Modeling of Young's modulus, hardness and stiffness of chromium zigzag multilayers sputter deposited

Sculptured thin films exhibiting a zigzag microstructure behave as a field of “microsprings”. Two theoretical approaches are presented to predict hardness, Young's modulus and stiffness of these coatings taking into account the film's geometry (zigzag) and the bulk material properties. Both models are based on the deformation of a single zigzag period caused by a normal force. In the first model (simple model), the column diameter is neglected during the deformation (no difference between the curvature radius of internal and external fibre). These differences are taken into account in the second model (enhanced model). The column section is not perfectly circular and so, both models are developed for circular and square sections. Models are tested on chromium zigzag multilayers sputter deposited with a constant thickness close to 1 μm and with half-period thickness Λ / 2 ranging from 50 to 1000 nm. Geometrical parameters are determined from Scanning Electron Microscopy observations. These parameters are used to calculate the theoretical values of Young's modulus, hardness, and stiffness.
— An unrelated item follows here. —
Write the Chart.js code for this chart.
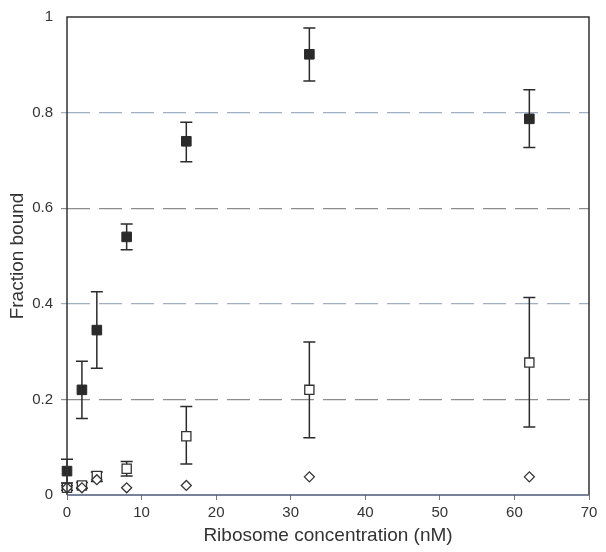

Experimental values of Young's modulus (ranging from 86 GPa for single layers up to 250 GPa for the film composed of 10 periods 100 nm thick) and hardness (ranging from 2 GPa for single layers up to 14 GPa for the film composed of 10 periods 100 nm thick) of chromium thin films are measured by nanoindentation. A quite good agreement is obtained between experimental and computed values. Such comparison proves that the proposed models are valuable to predict some mechanical properties of multilayers with a zigzag microstructure.